[Do this]
Below is a listing. Return the lines from the one that contains "Give me the" to the one that contains "var values = [453, 482, 660];", both ends included, verbatim and with no pictures.
-- begin --
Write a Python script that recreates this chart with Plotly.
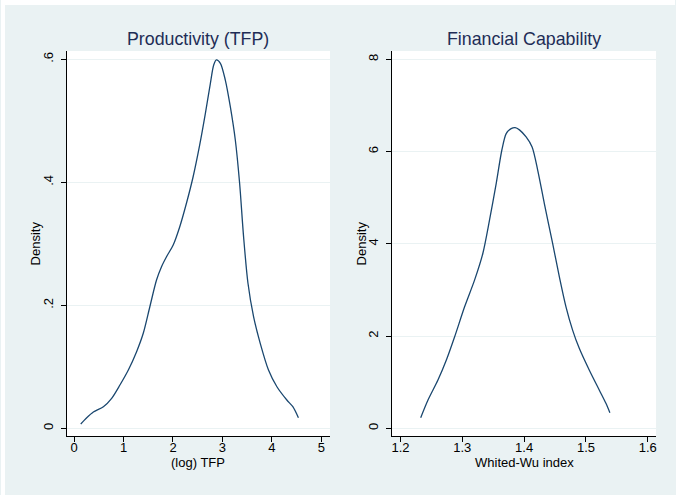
import plotly.graph_objects as go

# ---- data ----
tfp_x = [0.135, 0.256, 0.39, 0.593, 0.76, 0.927, 1.097, 1.264, 1.399, 1.532, 1.667, 1.768,
         1.869, 2.004, 2.137, 2.272, 2.407, 2.54, 2.655, 2.756, 2.823, 2.877, 2.958, 3.058,
         3.159, 3.26, 3.347, 3.427, 3.516, 3.629, 3.764, 3.931, 4.101, 4.302, 4.423, 4.536]
tfp_y = [0.007, 0.0172, 0.0265, 0.0351, 0.0488, 0.0704, 0.0948, 0.1246, 0.1545, 0.1977, 0.2411, 0.2628,
         0.279, 0.298, 0.3278, 0.3659, 0.409, 0.4607, 0.512, 0.561, 0.5907, 0.5989, 0.5935, 0.5663,
         0.523, 0.4688, 0.3984, 0.3116, 0.2358, 0.1815, 0.1382, 0.0948, 0.0676, 0.046, 0.0351, 0.0172]

ww_x = [1.2327, 1.2445, 1.2606, 1.2742, 1.2876, 1.3037, 1.3198, 1.3332, 1.344, 1.3548, 1.3639, 1.371,
        1.379, 1.3855, 1.3924, 1.4032, 1.4129, 1.422, 1.4327, 1.4461, 1.457, 1.4677, 1.4784, 1.4892,
        1.5053, 1.5215, 1.5323, 1.5387]
ww_y = [0.23, 0.613, 1.046, 1.479, 1.984, 2.634, 3.212, 3.79, 4.512, 5.306, 6.028, 6.389,
        6.498, 6.519, 6.47, 6.316, 6.099, 5.594, 4.873, 4.007, 3.284, 2.634, 2.129, 1.733,
        1.263, 0.83, 0.541, 0.338]

titles = ["Productivity (TFP)", "Financial Capability"]
x_titles = ["(log) TFP", "Whited-Wu index"]
y_title = "Density"

tfp_xticks = [0, 1, 2, 3, 4, 5]
tfp_xtext = ["0", "1", "2", "3", "4", "5"]
tfp_yticks = [0, 0.2, 0.4, 0.6]
tfp_ytext = ["0", ".2", ".4", ".6"]
ww_xticks = [1.2, 1.3, 1.4, 1.5, 1.6]
ww_xtext = ["1.2", "1.3", "1.4", "1.5", "1.6"]
ww_yticks = [0, 2, 4, 6, 8]
ww_ytext = ["0", "2", "4", "6", "8"]

# ---- style ----
W, H = 676, 495
BG = "#EAF2F3"
LINE = "#1A476F"
TITLE_C = "#1E2D56"
FONT = "Liberation Sans, Arial, sans-serif"

def px_x(p):
    return p / W

def px_y(p):
    return 1 - p / H

fig = go.Figure()
fig.add_trace(go.Scatter(x=tfp_x, y=tfp_y, mode="lines", line=dict(color=LINE, width=1.3, shape="spline", smoothing=0.8),
                         xaxis="x", yaxis="y", showlegend=False, hoverinfo="skip"))
fig.add_trace(go.Scatter(x=ww_x, y=ww_y, mode="lines", line=dict(color=LINE, width=1.3, shape="spline", smoothing=0.8),
                         xaxis="x2", yaxis="y2", showlegend=False, hoverinfo="skip"))

dom_l = [px_x(66), px_x(330)]
dom_r = [px_x(392.3), px_x(657)]
dom_y = [px_y(436), px_y(51)]

common_x = dict(showline=True, linecolor="black", linewidth=1.2, ticks="outside", ticklen=5,
                tickcolor="black", tickwidth=1, showgrid=False, zeroline=False,
                ticklabelstandoff=-6,
                tickfont=dict(family=FONT, size=13, color="black"), fixedrange=True)
common_y = dict(showline=True, linecolor="black", linewidth=1.2, ticks="outside", ticklen=5,
                tickcolor="black", tickwidth=1, showgrid=True, gridcolor=BG, gridwidth=1,
                zeroline=False, tickangle=-90, ticklabelstandoff=3,
                tickfont=dict(family=FONT, size=13, color="black"), fixedrange=True)

fig.update_layout(
    width=W, height=H,
    margin=dict(l=0, r=0, t=0, b=0),
    paper_bgcolor=BG, plot_bgcolor="white",
    font=dict(family=FONT, color="black"),
    xaxis=dict(domain=dom_l, range=[-0.147, 5.175], tickvals=tfp_xticks, ticktext=tfp_xtext,
               anchor="y", **common_x),
    yaxis=dict(domain=dom_y, range=[-0.0125, 0.6135], tickvals=tfp_yticks, ticktext=tfp_ytext,
               anchor="x", **common_y),
    xaxis2=dict(domain=dom_r, range=[1.1865, 1.6134], tickvals=ww_xticks, ticktext=ww_xtext,
                anchor="y2", **common_x),
    yaxis2=dict(domain=dom_y, range=[-0.167, 8.18], tickvals=ww_yticks, ticktext=ww_ytext,
                anchor="x2", **common_y),
)

# white border strips on the top and left edges
fig.add_shape(type="rect", xref="paper", yref="paper", x0=0, x1=1, y0=px_y(5), y1=1,
              fillcolor="white", line=dict(width=0), layer="above")
fig.add_shape(type="rect", xref="paper", yref="paper", x0=0, x1=px_x(4), y0=0, y1=1,
              fillcolor="white", line=dict(width=0), layer="above")

# subplot titles
centers = [(66 + 330) / 2, (392.3 + 657) / 2]
for cx, t in zip(centers, titles):
    fig.add_annotation(text=t, xref="paper", yref="paper", x=px_x(cx), y=px_y(39),
                       xanchor="center", yanchor="middle", showarrow=False,
                       font=dict(family=FONT, size=17.8, color=TITLE_C))
# x axis titles
for cx, t in zip(centers, x_titles):
    fig.add_annotation(text=t, xref="paper", yref="paper", x=px_x(cx), y=px_y(462),
                       xanchor="center", yanchor="middle", showarrow=False,
                       font=dict(family=FONT, size=13, color="black"))
# y axis titles
for cx in [35, 362]:
    fig.add_annotation(text=y_title, xref="paper", yref="paper", x=px_x(cx), y=px_y(243.5),
                       xanchor="center", yanchor="middle", showarrow=False, textangle=-90,
                       font=dict(family=FONT, size=13, color="black"))

fig.write_html("out.html", config={"displayModeBar": False},
               post_script="document.body.style.margin='0px';document.body.style.padding='0px';")
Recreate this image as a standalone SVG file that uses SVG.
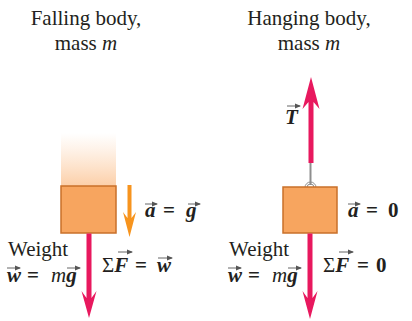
<svg xmlns="http://www.w3.org/2000/svg" width="412" height="321" viewBox="0 0 412 321">
<defs>
<linearGradient id="fade" x1="0" y1="0" x2="0" y2="1">
<stop offset="0" stop-color="#FDD9BA" stop-opacity="0"/>
<stop offset="1" stop-color="#FCCFA8" stop-opacity="1"/>
</linearGradient>
<marker id="vh" viewBox="0 0 6 6" refX="5" refY="3" markerWidth="6" markerHeight="6" markerUnits="userSpaceOnUse" orient="auto">
<path d="M0,0.6 L6,3 L0,5.4 Z" fill="#555"/>
</marker>
</defs>
<style>
.t{font-size:21px;fill:#231F20}
.bi{font-weight:bold;font-style:italic}
.it{font-style:italic}
.b{font-weight:bold}
.box{fill:#F7A55F;stroke:#C9702A;stroke-width:1.5}
.red{fill:#E8185E}
.org{fill:#F7941E}
.vec{stroke:#555;stroke-width:0.9;fill:none;marker-end:url(#vh)}
</style>
<rect width="412" height="321" fill="#fff"/>

<g font-family="Liberation Serif, Times New Roman, DejaVu Serif, serif">
<g id="titles">
<text class="t" x="86" y="25" text-anchor="middle">Falling body,</text>
<text class="t" x="86" y="50" text-anchor="middle">mass <tspan class="it">m</tspan></text>
<text class="t" x="309" y="25" text-anchor="middle">Hanging body,</text>
<text class="t" x="309" y="50" text-anchor="middle">mass <tspan class="it">m</tspan></text>
</g>

<g id="falling-body">
<rect x="61" y="133" width="55" height="53" fill="url(#fade)"/>
<rect class="box" x="61" y="186" width="55" height="47"/>
</g>

<g id="hanging-body">
<line x1="310.5" y1="160" x2="310.5" y2="185" stroke="#8E8E8E" stroke-width="2"/>
<path d="M305,187.5 A5.5,5.5 0 0 1 316,187.5" fill="none" stroke="#8E8E8E" stroke-width="1"/>
<path d="M307,187.5 A3.5,3.5 0 0 1 314,187.5" fill="none" stroke="#8E8E8E" stroke-width="1"/>
<rect class="box" x="283" y="187" width="54" height="46"/>
</g>

<g id="connectors">
<path class="org" d="M127.5,185 L131.5,185 L131.5,218 L136,212 L129.5,237 L123,212 L127.5,218 Z"/>
<path class="red" d="M86.5,233.5 L91.5,233.5 L91.5,298 L96.5,291 L89,318 L81.5,291 L86.5,298 Z"/>
<path class="red" d="M307.5,233.5 L312.5,233.5 L312.5,298 L317.5,291 L310,319 L302.5,291 L307.5,298 Z"/>
<path class="red" d="M308.5,163 L313.5,163 L313.5,102 L319.5,109 L311,77 L302.5,109 L308.5,102 Z"/>
</g>

<g id="label-a-g">
<text class="t" x="145" y="217"><tspan class="bi">a</tspan><tspan x="163" class="b">=</tspan><tspan x="186" class="bi">g</tspan></text>
<path class="vec" d="M145,204 L157,204"/>
<path class="vec" d="M188,204 L200,204"/>
</g>

<g id="label-a-0">
<text class="t" x="348" y="217"><tspan class="bi">a</tspan><tspan x="366" class="b">=</tspan><tspan x="388" class="b">0</tspan></text>
<path class="vec" d="M348,204 L360,204"/>
</g>

<g id="label-T">
<text class="t bi" x="285" y="124">T</text>
<path class="vec" d="M287,106 L300,106"/>
</g>

<g id="label-weight-left">
<text class="t" x="8" y="256">Weight</text>
<text class="t" x="7" y="282"><tspan class="bi">w</tspan><tspan x="27" class="b">=</tspan><tspan x="51" class="it">m</tspan><tspan class="bi">g</tspan></text>
<path class="vec" d="M7,268 L20,268"/>
<path class="vec" d="M67,268 L80,268"/>
</g>

<g id="label-sum-left">
<text class="t" x="102" y="272">Σ<tspan class="bi">F</tspan><tspan x="135" class="b">=</tspan><tspan x="157" class="bi">w</tspan></text>
<path class="vec" d="M118,252 L132,252"/>
<path class="vec" d="M158,258 L172,258"/>
</g>

<g id="label-weight-right">
<text class="t" x="229" y="256">Weight</text>
<text class="t" x="228" y="282"><tspan class="bi">w</tspan><tspan x="248" class="b">=</tspan><tspan x="272" class="it">m</tspan><tspan class="bi">g</tspan></text>
<path class="vec" d="M228,268 L241,268"/>
<path class="vec" d="M288,268 L301,268"/>
</g>

<g id="label-sum-right">
<text class="t" x="323" y="272">Σ<tspan class="bi">F</tspan><tspan x="357" class="b">=</tspan><tspan x="376" class="b">0</tspan></text>
<path class="vec" d="M339,252 L353,252"/>
</g>
</g>
</svg>
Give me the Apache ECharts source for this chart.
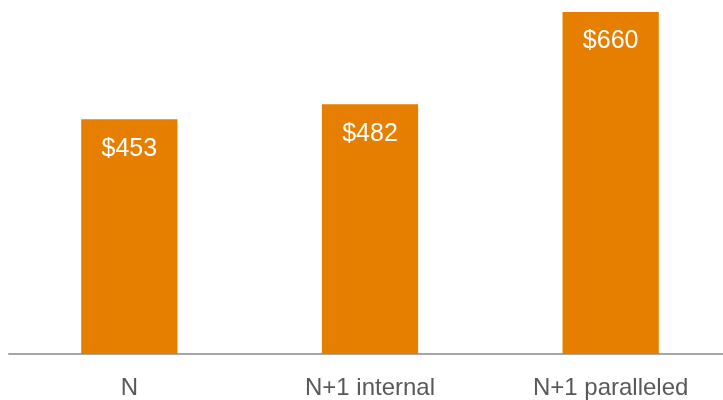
<!DOCTYPE html>
<html>
<head>
<meta charset="utf-8">
<script src="https://cdn.jsdelivr.net/npm/echarts@6/dist/echarts.min.js"></script>
<style>html,body{margin:0;padding:0;background:#fff}#c{width:723px;height:400px}</style>
</head>
<body>
<div id="c"></div>
<script>
var categories = ['N', 'N+1 internal', 'N+1 paralleled'];
var values = [453, 482, 660];

var chart = echarts.init(document.getElementById('c'), null, {renderer: 'canvas'});
chart.setOption({
  animation: false,
  grid: {left: 9, width: 722, top: 0, bottom: 46, containLabel: false, outerBoundsMode: 'none'},
  xAxis: {
    type: 'category',
    data: categories,
    axisLine: {lineStyle: {color: '#a6a6a6', width: 2}},
    axisTick: {show: false},
    axisLabel: {color: '#595959', fontSize: 24, fontFamily: 'Liberation Sans, Arial, sans-serif', margin: 22}
  },
  yAxis: {type: 'value', min: 0, max: 683, show: false, splitLine: {show: false}},
  series: [{
    type: 'bar',
    data: values,
    barWidth: '40%',
    itemStyle: {color: '#e67e00'},
    label: {
      show: true,
      position: 'insideTop',
      distance: 17,
      color: '#ffffff',
      fontSize: 25,
      fontFamily: 'Liberation Sans, Arial, sans-serif',
      formatter: function (p) { return '$' + p.value; }
    }
  }]
});
</script>
</body>
</html>
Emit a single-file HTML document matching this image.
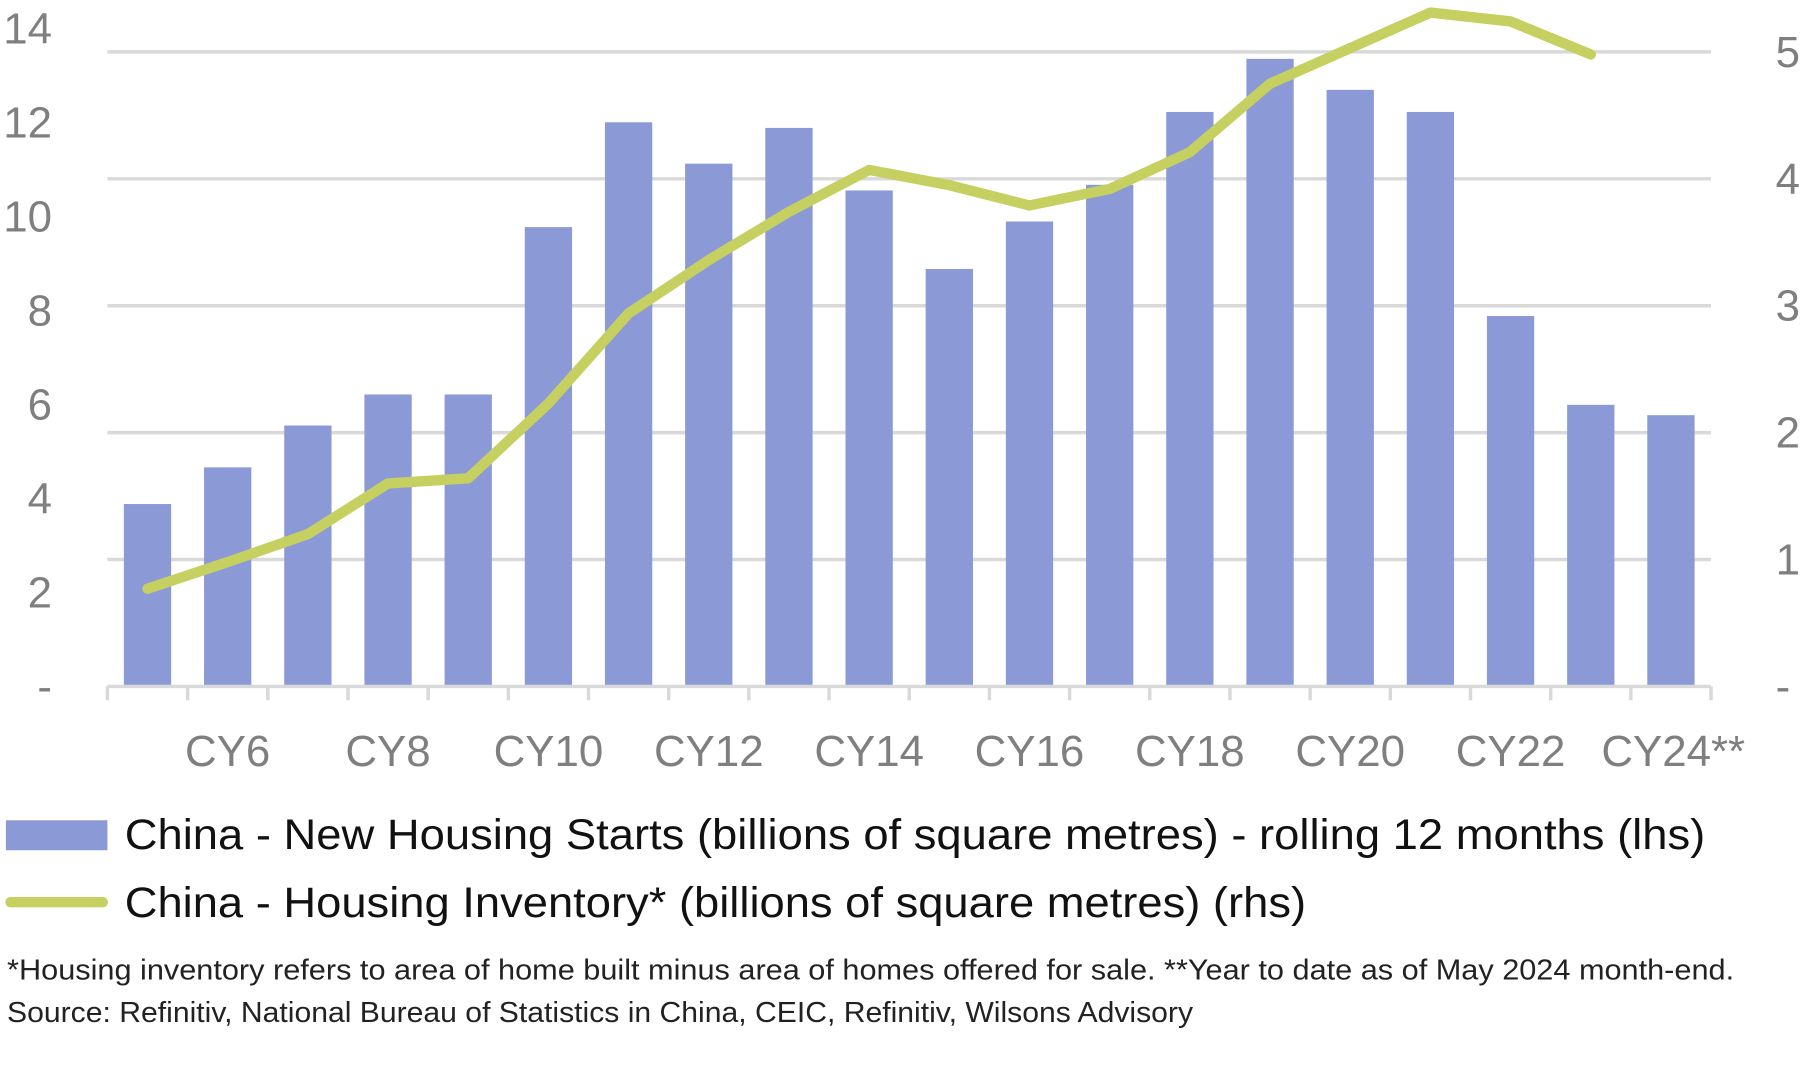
-- end --
[Exercise solution]
Give me the Apache ECharts source for this chart.
<!DOCTYPE html>
<html>
<head>
<meta charset="utf-8">
<script src="https://cdn.jsdelivr.net/npm/echarts@6/dist/echarts.min.js"></script>
<style>html,body{margin:0;padding:0;background:#fff}#c{width:723px;height:400px}</style>
</head>
<body>
<div id="c"></div>
<script>
var categories = ['N', 'N+1 internal', 'N+1 paralleled'];
var values = [453, 482, 660];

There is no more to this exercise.